**Written request:** Lines containing "this" are to be counted. Give the number and nothing more.

**Task input:**
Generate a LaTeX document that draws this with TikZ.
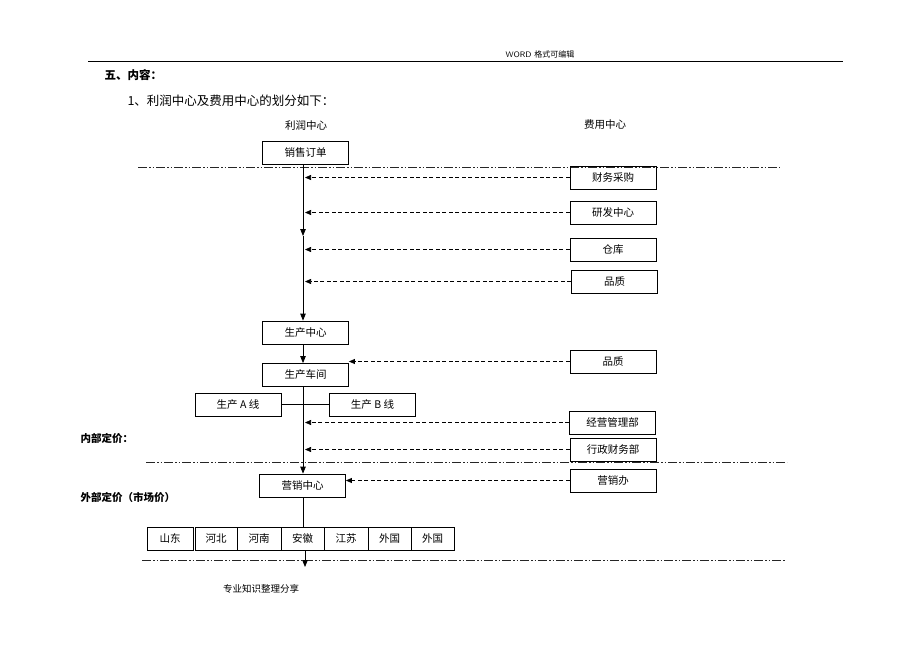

==

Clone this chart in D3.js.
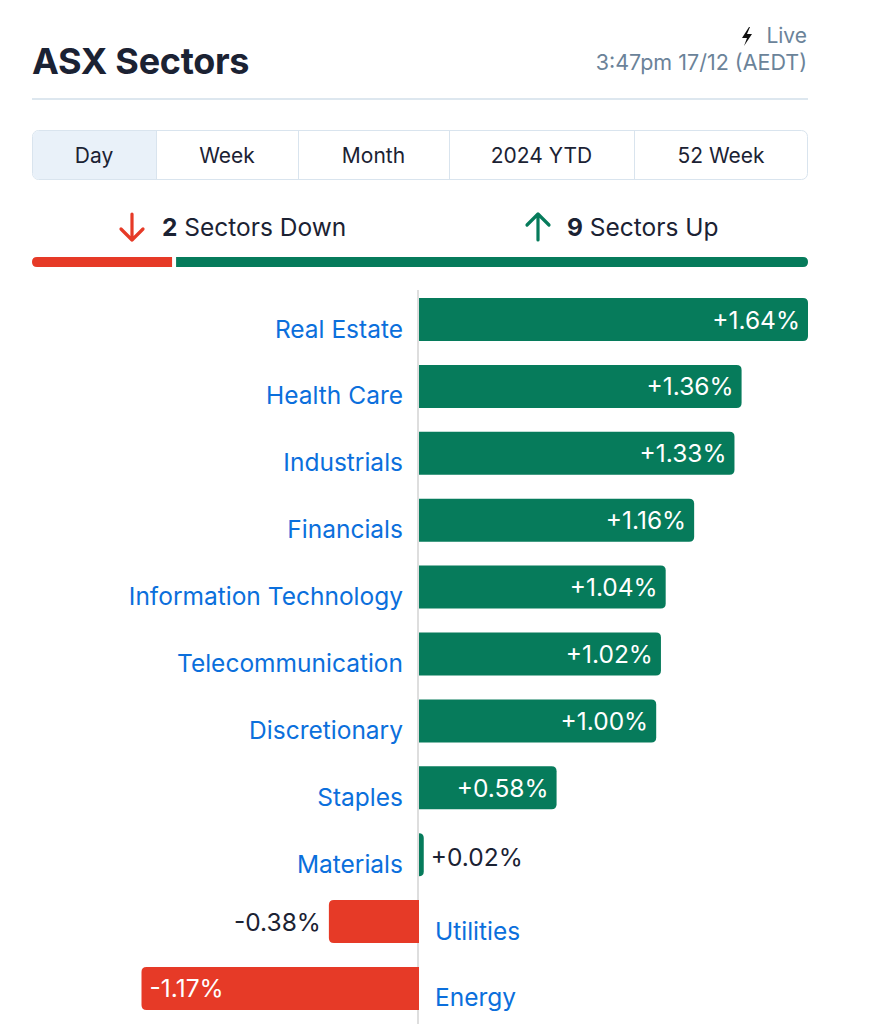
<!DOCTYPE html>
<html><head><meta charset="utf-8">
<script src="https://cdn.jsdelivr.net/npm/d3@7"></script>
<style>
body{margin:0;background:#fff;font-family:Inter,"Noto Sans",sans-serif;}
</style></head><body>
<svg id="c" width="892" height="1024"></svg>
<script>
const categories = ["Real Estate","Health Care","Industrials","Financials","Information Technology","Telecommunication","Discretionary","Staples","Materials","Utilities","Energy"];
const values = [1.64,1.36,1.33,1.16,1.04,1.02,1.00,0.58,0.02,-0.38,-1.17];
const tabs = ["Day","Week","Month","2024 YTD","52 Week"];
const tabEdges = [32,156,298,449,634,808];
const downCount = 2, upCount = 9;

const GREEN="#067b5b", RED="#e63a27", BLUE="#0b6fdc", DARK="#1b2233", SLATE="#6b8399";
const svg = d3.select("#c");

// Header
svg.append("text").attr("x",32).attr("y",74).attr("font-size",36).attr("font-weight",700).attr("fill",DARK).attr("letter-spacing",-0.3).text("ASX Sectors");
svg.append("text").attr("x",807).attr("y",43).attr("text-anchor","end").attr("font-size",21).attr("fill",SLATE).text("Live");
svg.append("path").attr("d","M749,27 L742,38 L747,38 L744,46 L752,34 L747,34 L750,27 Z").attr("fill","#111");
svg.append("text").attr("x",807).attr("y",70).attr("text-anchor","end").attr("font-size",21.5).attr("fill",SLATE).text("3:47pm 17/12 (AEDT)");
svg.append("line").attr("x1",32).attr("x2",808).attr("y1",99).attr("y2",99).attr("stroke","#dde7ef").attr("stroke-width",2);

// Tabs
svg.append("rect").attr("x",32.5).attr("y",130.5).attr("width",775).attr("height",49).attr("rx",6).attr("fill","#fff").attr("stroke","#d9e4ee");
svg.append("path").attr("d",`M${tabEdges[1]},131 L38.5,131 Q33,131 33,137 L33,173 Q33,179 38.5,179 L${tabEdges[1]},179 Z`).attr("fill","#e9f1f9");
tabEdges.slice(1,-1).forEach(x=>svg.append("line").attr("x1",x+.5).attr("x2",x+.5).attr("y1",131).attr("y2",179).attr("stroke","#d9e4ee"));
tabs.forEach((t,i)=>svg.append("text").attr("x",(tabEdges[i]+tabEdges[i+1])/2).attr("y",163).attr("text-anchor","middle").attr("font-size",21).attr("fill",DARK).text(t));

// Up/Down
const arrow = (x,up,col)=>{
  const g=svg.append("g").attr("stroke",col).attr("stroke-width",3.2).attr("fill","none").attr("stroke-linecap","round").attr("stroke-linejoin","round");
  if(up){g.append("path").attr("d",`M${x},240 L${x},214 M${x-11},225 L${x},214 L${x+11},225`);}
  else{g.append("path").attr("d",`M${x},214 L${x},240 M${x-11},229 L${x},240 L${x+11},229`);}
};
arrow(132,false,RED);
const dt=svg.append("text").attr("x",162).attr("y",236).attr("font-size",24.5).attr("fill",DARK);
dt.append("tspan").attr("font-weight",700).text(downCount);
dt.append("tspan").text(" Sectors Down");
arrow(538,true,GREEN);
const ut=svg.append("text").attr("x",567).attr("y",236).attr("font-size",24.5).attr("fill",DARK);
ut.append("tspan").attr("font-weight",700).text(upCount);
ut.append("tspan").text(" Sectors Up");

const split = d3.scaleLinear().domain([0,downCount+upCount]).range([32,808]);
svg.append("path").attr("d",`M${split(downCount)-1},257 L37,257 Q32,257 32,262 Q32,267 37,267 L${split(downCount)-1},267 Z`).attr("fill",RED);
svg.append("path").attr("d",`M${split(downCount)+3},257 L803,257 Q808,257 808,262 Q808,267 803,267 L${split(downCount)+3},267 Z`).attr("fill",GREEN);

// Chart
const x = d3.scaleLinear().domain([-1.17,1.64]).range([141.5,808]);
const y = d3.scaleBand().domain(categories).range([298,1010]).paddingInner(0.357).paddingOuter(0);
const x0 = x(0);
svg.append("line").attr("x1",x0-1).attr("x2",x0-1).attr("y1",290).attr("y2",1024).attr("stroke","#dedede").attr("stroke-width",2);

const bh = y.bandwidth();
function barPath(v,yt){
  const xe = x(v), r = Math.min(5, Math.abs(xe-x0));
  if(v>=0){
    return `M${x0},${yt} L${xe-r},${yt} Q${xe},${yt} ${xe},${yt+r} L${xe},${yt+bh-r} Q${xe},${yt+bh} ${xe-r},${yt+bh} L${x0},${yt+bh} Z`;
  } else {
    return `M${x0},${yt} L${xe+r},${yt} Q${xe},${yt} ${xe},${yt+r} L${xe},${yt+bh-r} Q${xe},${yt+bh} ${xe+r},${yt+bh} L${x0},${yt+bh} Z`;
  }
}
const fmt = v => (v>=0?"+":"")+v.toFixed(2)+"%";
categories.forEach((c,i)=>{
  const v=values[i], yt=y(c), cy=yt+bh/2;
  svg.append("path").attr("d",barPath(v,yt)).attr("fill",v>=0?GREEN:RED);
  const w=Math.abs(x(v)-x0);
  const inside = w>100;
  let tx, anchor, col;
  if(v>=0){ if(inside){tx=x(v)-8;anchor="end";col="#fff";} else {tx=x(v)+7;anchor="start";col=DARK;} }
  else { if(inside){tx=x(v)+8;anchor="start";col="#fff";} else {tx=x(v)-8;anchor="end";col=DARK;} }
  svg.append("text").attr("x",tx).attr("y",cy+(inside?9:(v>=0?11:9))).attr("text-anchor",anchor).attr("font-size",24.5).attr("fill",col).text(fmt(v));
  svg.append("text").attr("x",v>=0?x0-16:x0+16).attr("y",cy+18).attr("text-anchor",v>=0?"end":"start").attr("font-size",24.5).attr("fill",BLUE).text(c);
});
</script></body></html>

**Full solution:** 2